Located on East Main St., Romney, WV.
A little backround:
The Romney Literary Society, formed about 1819 to start a system of education and establish a library. The Society founded the first institution of higher education in the area, the Romney Academy, around 1820 for the teaching of the classics. It amassed probably the largest library west of the Blue Ridge Mountains with over three thousand volumes. The foundation of the original school and library building is believed to be located under the present building known as Literary Hall. The Literary Society began to raise funds for a new building and, in 1832, the Virginia Assembly authorized them to raise $20,000 by lottery. In 1846, they opened a seminary called the Romney Classical Institute. Hampshire County’s location on the ‘border frontier’ for the entire Civil War caused people to lose much of their private property. Desperate soldiers on both sides resorted to taking money and valuables as they marched through. There was also an organized band of robbers running about the area who were not members of either army, but stole from all and sold to the highest bidder. During this time the library collection of the Literary Society was almost all destroyed or carried away.
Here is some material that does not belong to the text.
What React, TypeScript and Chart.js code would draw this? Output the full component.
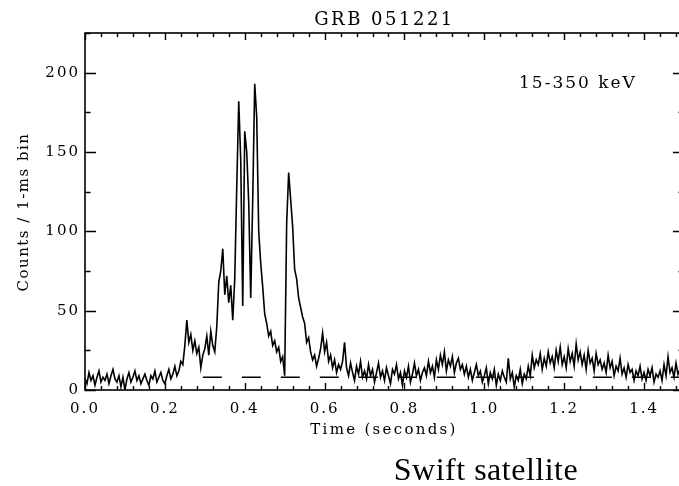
import React, { useEffect, useRef } from 'react';
import { Chart, registerables } from 'chart.js';

Chart.register(...registerables);

const TITLE = 'GRB 051221';
const BAND_LABEL = '15-350 keV';
const X_TITLE = 'Time (seconds)';
const Y_TITLE = 'Counts / 1-ms bin';
const CAPTION = 'Swift satellite';

// light curve, sampled every 5 ms starting at t = 0
const BIN_START = 0;
const BIN_WIDTH = 0.005;
const counts = [
  7, 4, 11, 6, 9, 3, 8, 12, 5, 8,
  6, 10, 4, 9, 13, 7, 5, 9, 2, 8,
  0, 7, 11, 5, 8, 12, 6, 9, 4, 7,
  10, 6, 3, 9, 7, 12, 5, 8, 11, 6,
  4, 9, 13, 7, 10, 15, 9, 12, 18, 16,
  28, 44, 30, 35, 25, 31, 23, 27, 14, 22,
  26, 34, 22, 37, 28, 24, 40, 68, 75, 89,
  60, 72, 55, 66, 44, 70, 128, 182, 145, 53,
  163, 150, 118, 58, 120, 193, 172, 100, 80, 65,
  48, 42, 34, 37, 28, 31, 24, 27, 18, 21,
  9, 105, 137, 120, 103, 76, 70, 58, 52, 46,
  42, 30, 33, 24, 19, 22, 15, 20, 26, 36,
  24, 30, 18, 22, 14, 19, 11, 16, 13, 18,
  30, 14, 9, 17, 11, 6, 15, 10, 18, 8,
  12, 7, 16, 9, 13, 5, 11, 17, 8, 12,
  6, 14, 9, 4, 13, 10, 16, 7, 11, 3,
  12, 8, 15, 5, 10, 17, 9, 13, 6, 11,
  14, 9, 18, 11, 15, 8, 19, 13, 22, 16,
  24, 12, 19, 15, 21, 11, 17, 20, 13, 16,
  10, 15, 8, 13, 6, 11, 16, 9, 12, 5,
  9, 14, 4, 11, 7, 13, 3, 10, 6, 12,
  8, 5, 20, 7, 11, 2, 9, 6, 13, 4,
  10, 7, 15, 9, 22, 14, 19, 16, 23, 13,
  20, 15, 24, 17, 21, 14, 25, 18, 27, 16,
  21, 14, 26, 18, 23, 15, 29, 19, 24, 16,
  22, 13, 25, 17, 20, 12, 23, 16, 19, 13,
  17, 11, 22, 14, 18, 9, 15, 12, 20, 10,
  14, 8, 16, 11, 13, 6, 12, 9, 15, 7,
  11, 6, 13, 9, 14, 5, 10, 8, 12, 6,
  16, 9, 21, 11, 14, 8, 17, 10, 13, 15,
];

// background level (dashed)
const BG_LEVEL = 8;
const BG_START = 0.295;
const BG_END = 1.5;

const X_MIN = 0;
const X_MAX = 1.5;
const Y_MIN = 0;
const Y_MAX = 225;
const X_TICKS = [0, 0.2, 0.4, 0.6, 0.8, 1.0, 1.2, 1.4];
const Y_TICKS = [0, 50, 100, 150, 200];
const X_MINOR = 0.04;
const Y_MINOR = 25;

const FONT = 'DejaVu Serif';

const spacingPlugin = {
  id: 'spacing',
  beforeDraw(chart: any) {
    chart.ctx.letterSpacing = '2px';
  },
};

const framePlugin = {
  id: 'frame',
  afterDraw(chart: any) {
    const { ctx, chartArea: a, scales } = chart;
    const x = scales.x;
    const y = scales.y;
    ctx.save();
    ctx.strokeStyle = '#000';
    ctx.lineWidth = 1.6;
    ctx.strokeRect(a.left, a.top, a.right - a.left, a.bottom - a.top);
    ctx.lineWidth = 1.4;
    ctx.beginPath();
    const nx = Math.floor((X_MAX - X_MIN) / X_MINOR + 1e-6);
    for (let i = 0; i <= nx; i++) {
      const v = X_MIN + i * X_MINOR;
      const px = Math.round(x.getPixelForValue(v)) + 0.5;
      const len = i % 5 === 0 ? 7 : 4;
      ctx.moveTo(px, a.bottom);
      ctx.lineTo(px, a.bottom - len);
      ctx.moveTo(px, a.top);
      ctx.lineTo(px, a.top + len);
    }
    const ny = Math.floor((Y_MAX - Y_MIN) / Y_MINOR + 1e-6);
    for (let i = 0; i <= ny; i++) {
      const v = Y_MIN + i * Y_MINOR;
      const py = Math.round(y.getPixelForValue(v)) + 0.5;
      const len = i % 2 === 0 ? 11 : 5.5;
      ctx.moveTo(a.left, py);
      ctx.lineTo(a.left + len, py);
      ctx.moveTo(a.right, py);
      ctx.lineTo(a.right - len, py);
    }
    ctx.stroke();

    ctx.fillStyle = '#000';
    // title
    ctx.letterSpacing = '2.5px';
    ctx.font = `18px "${FONT}"`;
    ctx.textAlign = 'center';
    ctx.textBaseline = 'alphabetic';
    ctx.fillText(TITLE, (a.left + a.right) / 2, 25);
    // energy band
    ctx.letterSpacing = '2px';
    ctx.font = `17px "${FONT}"`;
    ctx.textAlign = 'left';
    ctx.fillText(BAND_LABEL, 519, 88);
    // x title
    ctx.letterSpacing = '2.3px';
    ctx.font = `15px "${FONT}"`;
    ctx.textAlign = 'center';
    ctx.fillText(X_TITLE, 384, 434);
    // y title
    ctx.save();
    ctx.translate(24, 212);
    ctx.rotate(-Math.PI / 2);
    ctx.letterSpacing = '1.5px';
    ctx.textBaseline = 'middle';
    ctx.fillText(Y_TITLE, 0, 0);
    ctx.restore();
    // caption
    ctx.letterSpacing = '0.5px';
    ctx.font = `32px "Liberation Serif"`;
    ctx.textAlign = 'center';
    ctx.textBaseline = 'alphabetic';
    ctx.fillText(CAPTION, 486, 480);
    ctx.letterSpacing = '0px';
    ctx.restore();
  },
};

export default function App() {
  const ref = useRef<HTMLCanvasElement>(null);
  useEffect(() => {
    const curve = counts.map((c, i) => ({ x: BIN_START + i * BIN_WIDTH, y: c }));
    const bg = [
      { x: BG_START, y: BG_LEVEL },
      { x: BG_END, y: BG_LEVEL },
    ];
    const chart = new Chart(ref.current as HTMLCanvasElement, {
      type: 'line',
      data: {
        datasets: [
          {
            data: curve,
            borderColor: '#000',
            borderWidth: 1.6,
            pointRadius: 0,
            tension: 0,
            fill: false,
          },
          {
            data: bg,
            borderColor: '#000',
            borderWidth: 1.6,
            borderDash: [19, 20],
            pointRadius: 0,
            fill: false,
          },
        ],
      },
      options: {
        responsive: false,
        animation: false,
        devicePixelRatio: 1,
        layout: { padding: { left: 0, right: 16, top: 33, bottom: 0 } },
        plugins: { legend: { display: false }, tooltip: { enabled: false } },
        scales: {
          x: {
            type: 'linear',
            min: X_MIN,
            max: X_MAX,
            grid: { display: false, drawTicks: false },
            border: { display: false },
            afterBuildTicks: (s: any) => {
              s.ticks = X_TICKS.map((v) => ({ value: v }));
            },
            afterFit: (s: any) => {
              s.height = 96;
            },
            ticks: {
              color: '#000',
              padding: 10,
              maxRotation: 0,
              autoSkip: false,
              font: { family: FONT, size: 15 },
              callback: (v: any) => Number(v).toFixed(1),
            },
          },
          y: {
            type: 'linear',
            min: Y_MIN,
            max: Y_MAX,
            grid: { display: false, drawTicks: false },
            border: { display: false },
            afterBuildTicks: (s: any) => {
              s.ticks = Y_TICKS.map((v) => ({ value: v }));
            },
            afterFit: (s: any) => {
              s.width = 85;
            },
            ticks: {
              color: '#000',
              padding: 5,
              autoSkip: false,
              font: { family: FONT, size: 15 },
              callback: (v: any) => String(v),
            },
          },
        },
      },
      plugins: [spacingPlugin, framePlugin],
    });
    return () => chart.destroy();
  }, []);
  return (
    <div
      style={{
        position: 'fixed',
        left: 0,
        top: 0,
        width: 679,
        height: 486,
        overflow: 'hidden',
        background: '#fff',
      }}
    >
      <canvas
        ref={ref}
        width={700}
        height={486}
        style={{ display: 'block', width: 700, height: 486 }}
      />
    </div>
  );
}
The Romney Classical Institute did not reopen after the Civil War and the remaining members of the Literary Society offered the building and its grounds to the state of West Virginia. They accepted it to house the West Virginia Institute for the Deaf, Dumb and Blind. This had to be established because West Virginia students were no longer eligible to attend the Virginia School for the Deaf and Blind and the state had been paying tuition for some its deaf and blind students to be educated out of state while many of the rest were not being educated at all. Today the ‘Institute’ stands as the central part of the Administration Building of the West Virginia Schools for the Deaf and Blind in Romney.